Elelaimy was one of the leading activists during the 2011 uprising which toppled Hosni Mubarak and had been jailed since 2019.

His mother posted on social media that she was on her way to collect him from prison.

Tarek Elkhouly, a member of the pardon committee member which was established this year, said Sisi's decision to release Elelaimy had been made been made in response to calls from political forces and the committee. It comes two weeks before Egypt hosts the COP27 climate conference.

In recent months Egyptian authorities have taken steps that they say aim to address human rights and open political space, but which critics have described as largely cosmetic.

Since April, more than 1,000 people held in pre-trial detention have been freed, and 12 convicted prisoners have been amnestied, according to another committee member, Tarek al-Awady.

Egypt's most prominent activist, Alaa Abd el-Fattah, remains in jail and is more than 200 days into a hunger strike.

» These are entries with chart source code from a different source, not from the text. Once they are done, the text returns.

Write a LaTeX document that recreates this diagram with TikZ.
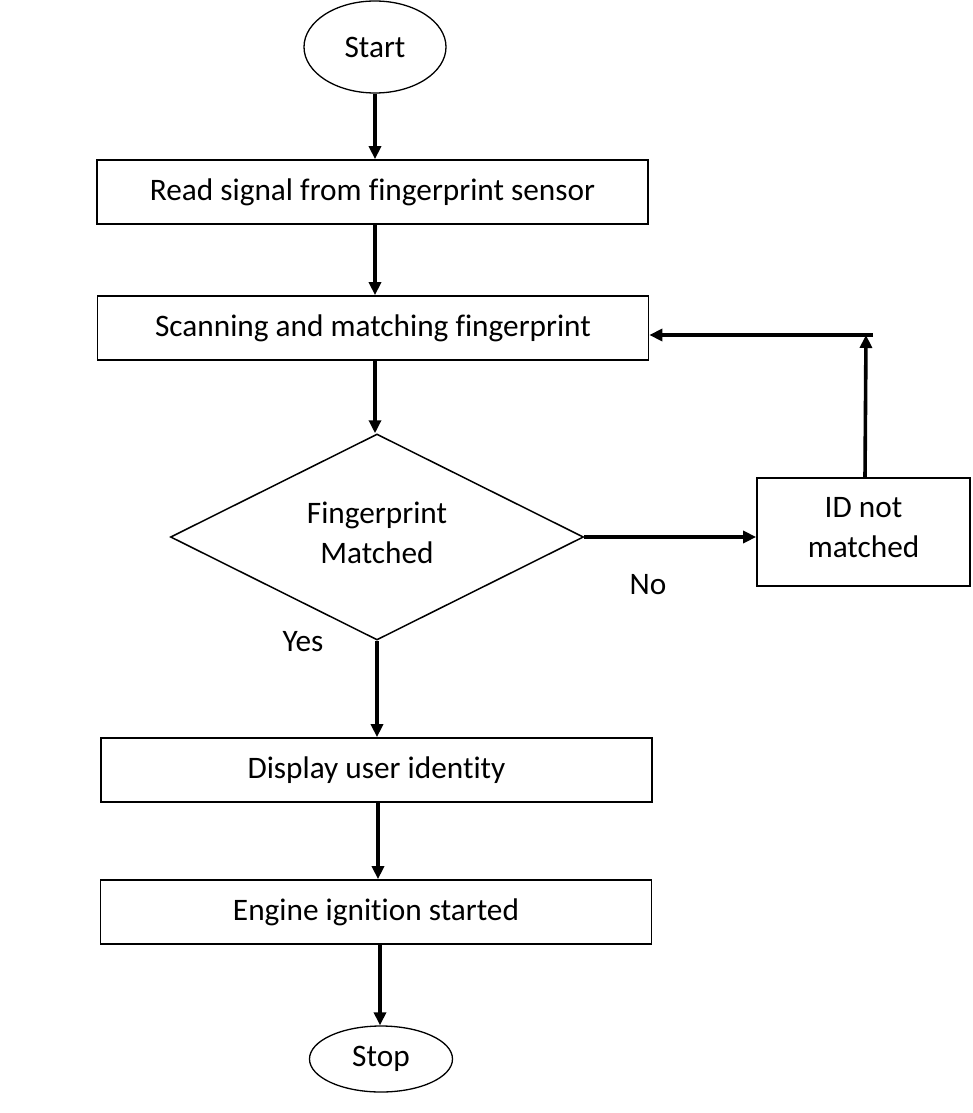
\documentclass[tikz,border=0pt]{standalone}
\usepackage{fontspec}
\setmainfont[Ligatures=CommonOff]{Carlito}
\usetikzlibrary{shapes.geometric,arrows.meta}
\begin{document}
\begin{tikzpicture}[x=1pt,y=-1pt,
  every node/.style={font=\fontsize{31.3}{39.5}\selectfont, inner sep=0pt},
  procbox/.style={draw, line width=1.7pt, minimum width=551pt, minimum height=64pt},
  termnode/.style={draw, ellipse, line width=1.3pt},
  decnode/.style={draw, diamond, line width=1.5pt, minimum width=413pt, minimum height=206pt, aspect=2},
  flow/.style={line width=3.6pt, -{Triangle[length=13pt,width=12pt]}}]
\useasboundingbox (0,0) rectangle (973,1113);
\node[termnode, minimum width=142pt, minimum height=92pt] (start) at (375,47) {Start};
\node[procbox] (read) at (372.5,192) {Read signal from fingerprint sensor};
\node[procbox] (scan) at (373,328) {Scanning and matching fingerprint};
\node[decnode] (dec) at (377,537) {};
\node[align=center] (dectext) at (377,533) {Fingerprint\\Matched};
\node[draw, line width=1.7pt, minimum width=213pt, minimum height=108pt] (id) at (863.5,532) {};
\node[align=center] (idtext) at (863.5,527.5) {ID not\\matched};
\node[procbox] (disp) at (376.5,770) {Display user identity};
\node[procbox] (eng) at (376,912) {Engine ignition started};
\node[termnode, minimum width=143pt, minimum height=66pt] (stop) at (381,1059) {Stop};
\node (no) at (648,585) {No};
\node (yes) at (303,642) {Yes};
\coordinate (corner) at (866,335);
\coordinate (cornerend) at (873,335);
\draw[flow] (start.south) -- (start.south |- read.north);
\draw[flow] (read.south -| start.south) -- (start.south |- scan.north);
\draw[flow] (scan.south -| start.south) -- (start.south |- dec.north);
\draw[flow] (dec.south) -- (dec.south |- disp.north);
\draw[flow] ([xshift=1.5pt]disp.south) -- ([xshift=1.5pt]disp.south |- eng.north);
\draw[flow] ([xshift=4pt]eng.south) -- ([xshift=4pt]eng.south |- stop.north);
\draw[flow] (dec.east) -- (dec.east -| id.west);
\draw[flow] ([xshift=1.5pt]id.north) -- (corner);
\draw[flow] (cornerend) -- (cornerend -| scan.east);
\end{tikzpicture}
\end{document}
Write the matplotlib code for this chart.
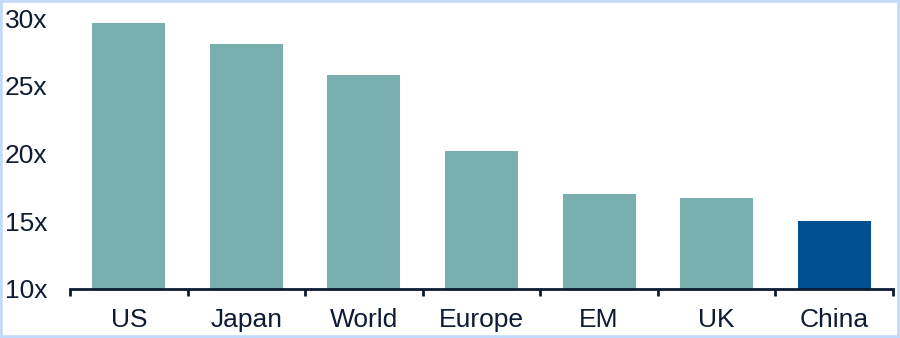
import matplotlib.pyplot as plt
from matplotlib.patches import Rectangle

# data
categories = ['US', 'Japan', 'World', 'Europe', 'EM', 'UK', 'China']
pe_values = [29.6, 28.1, 25.8, 20.2, 17.0, 16.7, 15.0]
bar_colors = ['#7aafb0'] * 6 + ['#00508f']
y_ticks = [10, 15, 20, 25, 30]
y_labels = ['10x', '15x', '20x', '25x', '30x']

text_color = '#0d1b33'
plt.rcParams['font.family'] = ['Liberation Sans', 'DejaVu Sans']

fig = plt.figure(figsize=(9, 3.38), dpi=100)
ax = fig.add_axes([70 / 900, 1 - 289 / 338, 823 / 900, (289 - 18) / 338])

x = range(len(categories))
ax.bar(x, [v - 10 for v in pe_values], bottom=10, width=0.62, color=bar_colors)

ax.set_xlim(-0.5, len(categories) - 0.5)
ax.set_ylim(10, 30)

# axes
for side in ['top', 'right', 'left']:
    ax.spines[side].set_visible(False)
ax.spines['bottom'].set_color(text_color)
ax.spines['bottom'].set_linewidth(2)

ax.set_xticks(list(x))
ax.set_xticklabels(categories)
ax.set_xticks([i - 0.5 for i in range(len(categories) + 1)], minor=True)
ax.tick_params(axis='x', which='major', length=0, pad=14, labelsize=19, labelcolor=text_color)
ax.tick_params(axis='x', which='minor', length=5, width=2, color=text_color, direction='out')

ax.set_yticks(y_ticks)
ax.set_yticklabels(y_labels)
ax.tick_params(axis='y', length=0, pad=0, labelsize=19, labelcolor=text_color)
for lbl in ax.get_yticklabels():
    lbl.set_horizontalalignment('left')
    lbl.set_x(-65 / 823)

# light blue frame around the figure
fig.patches.append(Rectangle((0, 0), 1, 1, transform=fig.transFigure, fill=False,
                             edgecolor='#c2dbfa', linewidth=4, zorder=10))

fig.savefig('out.png', dpi=100)
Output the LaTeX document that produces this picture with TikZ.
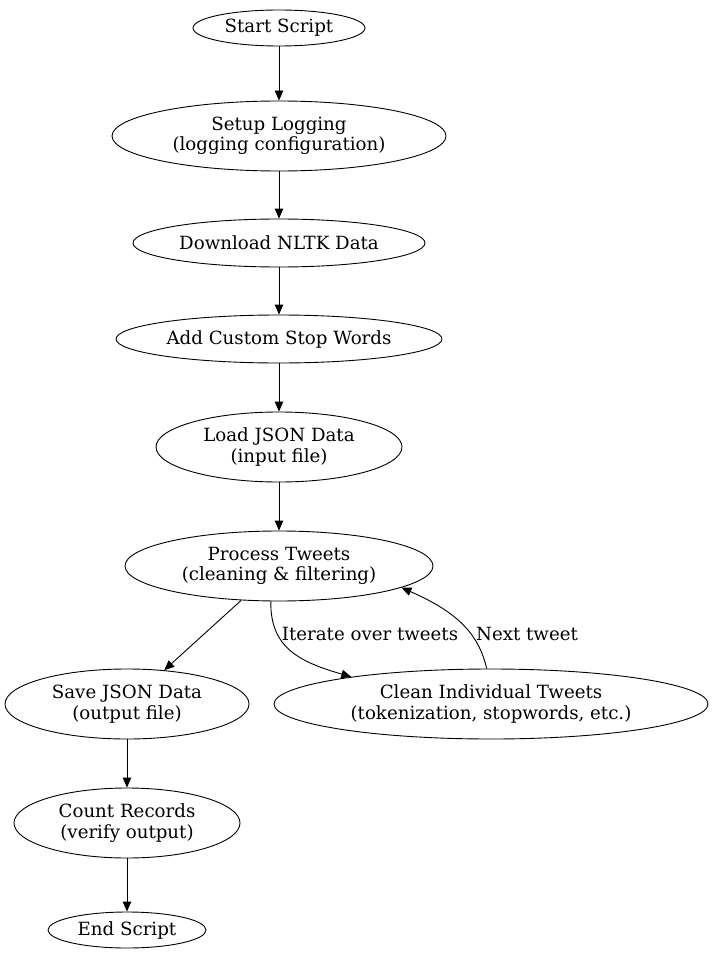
\documentclass[tikz,border=0pt]{standalone}
\usepackage{fontspec}
\setmainfont{DejaVu Serif}
\usetikzlibrary{shapes.geometric,arrows.meta}
\begin{document}
\begin{tikzpicture}[x=1pt,y=-1pt,
  gvnode/.style={draw, ellipse, inner sep=0pt, align=center, line width=0.9pt,
    font=\fontsize{18.2}{20.5}\selectfont},
  arr/.style={-{Triangle[length=10pt,width=8.5pt]}, line width=0.9pt},
  elabel/.style={font=\fontsize{18.2}{20.5}\selectfont, inner sep=0pt}]
\useasboundingbox (0,0) rectangle (712,960);
\node[gvnode, minimum width=172pt, minimum height=36pt] (start) at (279,28) {Start Script};
\node[gvnode, minimum width=334pt, minimum height=70pt] (setup) at (279,136) {Setup Logging\\(logging configuration)};
\node[gvnode, minimum width=292pt, minimum height=48pt] (nltk) at (279,243) {Download NLTK Data};
\node[gvnode, minimum width=326pt, minimum height=48pt] (stop) at (279,339) {Add Custom Stop Words};
\node[gvnode, minimum width=246pt, minimum height=70pt] (load) at (279,447) {Load JSON Data\\(input file)};
\node[gvnode, minimum width=308pt, minimum height=70pt] (proc) at (279,566) {Process Tweets\\(cleaning \& filtering)};
\node[gvnode, minimum width=244pt, minimum height=70pt] (save) at (127,704) {Save JSON Data\\(output file)};
\node[gvnode, minimum width=434pt, minimum height=70pt] (clean) at (491,704) {Clean Individual Tweets\\(tokenization, stopwords, etc.)};
\node[gvnode, minimum width=226pt, minimum height=70pt] (count) at (127,823) {Count Records\\(verify output)};
\node[gvnode, minimum width=158pt, minimum height=36pt] (end) at (127,930) {End Script};

\draw[arr] (start) -- (setup);
\draw[arr] (setup) -- (nltk);
\draw[arr] (nltk) -- (stop);
\draw[arr] (stop) -- (load);
\draw[arr] (load) -- (proc);
\draw[arr] (proc) -- (save);
\draw[arr] (save) -- (count);
\draw[arr] (count) -- (end);
\draw[arr] (proc.-103) .. controls (270,648) and (300,662) .. (clean.169.6);
\draw[arr] (clean.97.9) .. controls (478,630) and (452,610) .. (proc.-10.8);
\node[elabel] (lit) at (370,634) {Iterate over tweets};
\node[elabel] (lnt) at (527,634) {Next tweet};
\end{tikzpicture}
\end{document}
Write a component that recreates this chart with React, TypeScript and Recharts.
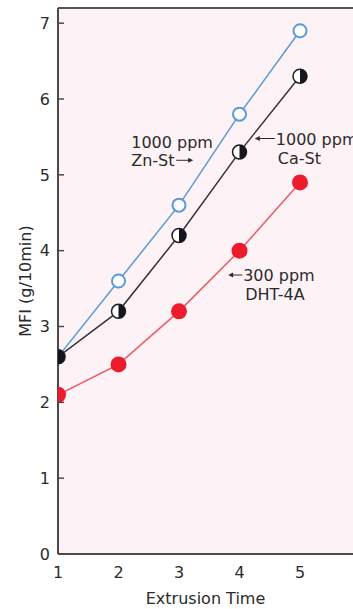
import React from "react";
import {
  LineChart,
  Line,
  XAxis,
  YAxis,
  CartesianGrid,
  ReferenceLine,
  ReferenceDot,
} from "recharts";

const extrusionTimes = [1, 2, 3, 4, 5];
const znStearate = [2.6, 3.6, 4.6, 5.8, 6.9];
const caStearate = [2.6, 3.2, 4.2, 5.3, 6.3];
const dht4a = [2.1, 2.5, 3.2, 4.0, 4.9];

const xTicks = [1, 2, 3, 4, 5];
const yTicks = [0, 1, 2, 3, 4, 5, 6, 7];

// annotation anchors in data units (start of first text line, baseline)
const noteLabels = [
  { x: 2.21, y: 5.35, lines: ["1000 ppm", "Zn-St"], arrow: "right" },
  { x: 4.6, y: 5.4, lines: ["1000 ppm", "Ca-St"], arrow: "left" },
  { x: 4.06, y: 3.6, lines: ["300 ppm", "DHT-4A"], arrow: "left" },
];

const data = extrusionTimes.map((t, i) => ({
  t,
  zn: znStearate[i],
  ca: caStearate[i],
  dht: dht4a[i],
}));

const FONT = "'DejaVu Sans', Arial, sans-serif";
const TEXT = "#2b2b2b";
const AXIS = "#4a4a4a";

const OpenDot = (props: any) => {
  const { cx, cy } = props;
  if (cx == null || cy == null) return <g />;
  return <circle cx={cx} cy={cy} r={6.5} fill="#ffffff" stroke="#5a9ad6" strokeWidth={2} />;
};

const HalfDot = (props: any) => {
  const { cx, cy } = props;
  if (cx == null || cy == null) return <g />;
  const r = 7;
  return (
    <g>
      <circle cx={cx} cy={cy} r={r} fill="#ffffff" stroke="#1c1c24" strokeWidth={1.5} />
      <path d={`M ${cx} ${cy - r} A ${r} ${r} 0 0 1 ${cx} ${cy + r} Z`} fill="#15151f" />
    </g>
  );
};

const SolidDot = (props: any) => {
  const { cx, cy } = props;
  if (cx == null || cy == null) return <g />;
  return <circle cx={cx} cy={cy} r={8} fill="#ec1c2c" stroke="none" />;
};

const YTick = (props: any) => {
  const { x, y, payload } = props;
  return (
    <g>
      <line x1={x + 8} x2={x + 14} y1={y} y2={y} stroke={AXIS} strokeWidth={1.5} />
      <text x={x} y={y} dy="0.36em" textAnchor="end" fontSize={16} fontFamily={FONT} fill={TEXT}>
        {payload.value}
      </text>
    </g>
  );
};

const Arrow = ({ x1, x2, y }: { x1: number; x2: number; y: number }) => {
  const dir = x2 > x1 ? 1 : -1;
  return (
    <g>
      <line x1={x1} x2={x2 - dir * 3} y1={y} y2={y} stroke={TEXT} strokeWidth={1} />
      <path d={`M ${x2} ${y} L ${x2 - dir * 5} ${y - 2.5} L ${x2 - dir * 5} ${y + 2.5} Z`} fill={TEXT} />
    </g>
  );
};

const makeNote = (note: (typeof noteLabels)[number]) => (props: any) => {
  const { cx, cy } = props;
  if (cx == null || cy == null) return <g />;
  const gap = note.arrow === "right" ? 18 : 19;
  return (
    <g>
      {note.lines.map((line, i) => (
        <text
          key={i}
          x={cx + (i === 1 && note.arrow === "left" ? 2 : 0)}
          y={cy + i * gap}
          fontSize={16}
          fontFamily={FONT}
          fill={TEXT}
        >
          {line}
        </text>
      ))}
      {note.arrow === "right" ? (
        <Arrow x1={cx + 45} x2={cx + 62} y={cy + gap - 6} />
      ) : (
        <Arrow x1={cx - 1} x2={cx - (note.lines[0].length > 7 ? 21 : 15)} y={cy - 6} />
      )}
    </g>
  );
};

export default function App() {
  return (
    <div style={{ position: "absolute", left: 0, top: 0, background: "#ffffff" }}>
      <LineChart width={353} height={609} data={data} margin={{ top: 8, right: 0, left: 0, bottom: 0 }}>
        <CartesianGrid horizontal={false} vertical={false} fill="#fdf2f6" />
        <XAxis
          dataKey="t"
          type="number"
          domain={[1, 5.876]}
          ticks={xTicks}
          allowDataOverflow
          height={55}
          tickLine={false}
          tickSize={0}
          tickMargin={13}
          axisLine={{ stroke: AXIS, strokeWidth: 2 }}
          tick={{ fontSize: 16, fontFamily: FONT, fill: TEXT }}
          label={{
            content: (p: any) => {
              const vb = p.viewBox || {};
              return (
                <text
                  x={vb.x + vb.width / 2}
                  y={604}
                  textAnchor="middle"
                  fontSize={16}
                  fontFamily={FONT}
                  fill={TEXT}
                >
                  Extrusion Time
                </text>
              );
            },
          }}
        />
        <YAxis
          type="number"
          domain={[0, 7.2]}
          ticks={yTicks}
          allowDataOverflow
          width={58}
          tickLine={false}
          tickSize={0}
          tickMargin={8}
          axisLine={{ stroke: AXIS, strokeWidth: 2 }}
          tick={<YTick />}
          label={{
            content: (p: any) => {
              const vb = p.viewBox || {};
              const cy = vb.y + vb.height / 2;
              return (
                <text
                  x={31}
                  y={cy}
                  transform={`rotate(-90, 31, ${cy})`}
                  textAnchor="middle"
                  fontSize={16}
                  fontFamily={FONT}
                  fill={TEXT}
                >
                  MFI (g/10min)
                </text>
              );
            },
          }}
        />
        <ReferenceLine y={7.2} stroke="#555555" strokeWidth={2} />
        <Line
          type="linear"
          dataKey="zn"
          stroke="#5a9ad6"
          strokeWidth={1.5}
          dot={(p: any) => <OpenDot key={p.key} {...p} />}
          activeDot={false}
          isAnimationActive={false}
        />
        <Line
          type="linear"
          dataKey="ca"
          stroke="#333338"
          strokeWidth={1.5}
          dot={(p: any) => <HalfDot key={p.key} {...p} />}
          activeDot={false}
          isAnimationActive={false}
        />
        <Line
          type="linear"
          dataKey="dht"
          stroke="#ea5a68"
          strokeWidth={1.5}
          dot={(p: any) => <SolidDot key={p.key} {...p} />}
          activeDot={false}
          isAnimationActive={false}
        />
        {noteLabels.map((n, i) => (
          <ReferenceDot key={i} x={n.x} y={n.y} r={0} shape={makeNote(n)} />
        ))}
      </LineChart>
    </div>
  );
}
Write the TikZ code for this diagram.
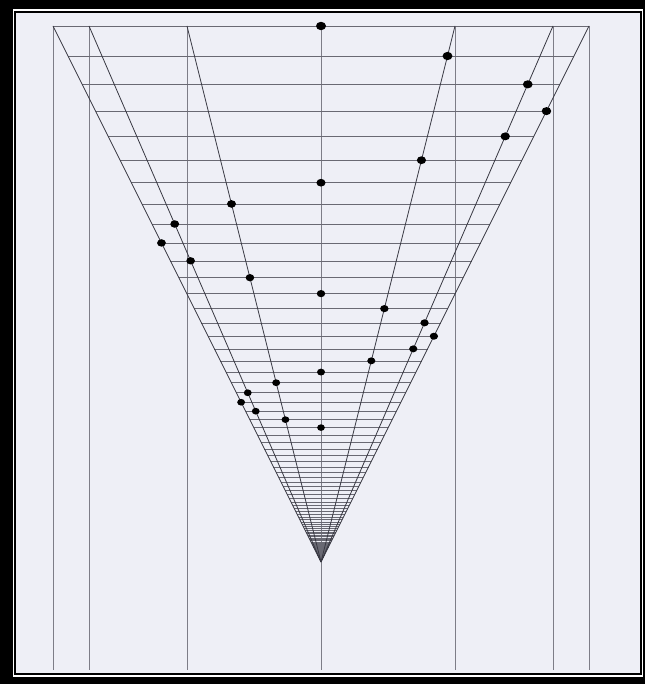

Thousands of others remain in prison following a crackdown that swept up both Islamists and liberal opposition figures over the past nine years, rights groups say.

Sisi's supporters say the crackdown was necessary to stabilise Egypt.

Elelaimy was sentenced to five years in prison last year on charges of spreading false news.

He and others also faced separate allegations over the Hope coalition case, in which authorities accused them of being part group funded by the Muslim Brotherhood to incite revolution and commit violence.

Colleagues and activists said those arrests were aimed at preventing the formation of a secular coalition ahead of parliamentary elections in 2020 that were dominated by Sisi's supporters.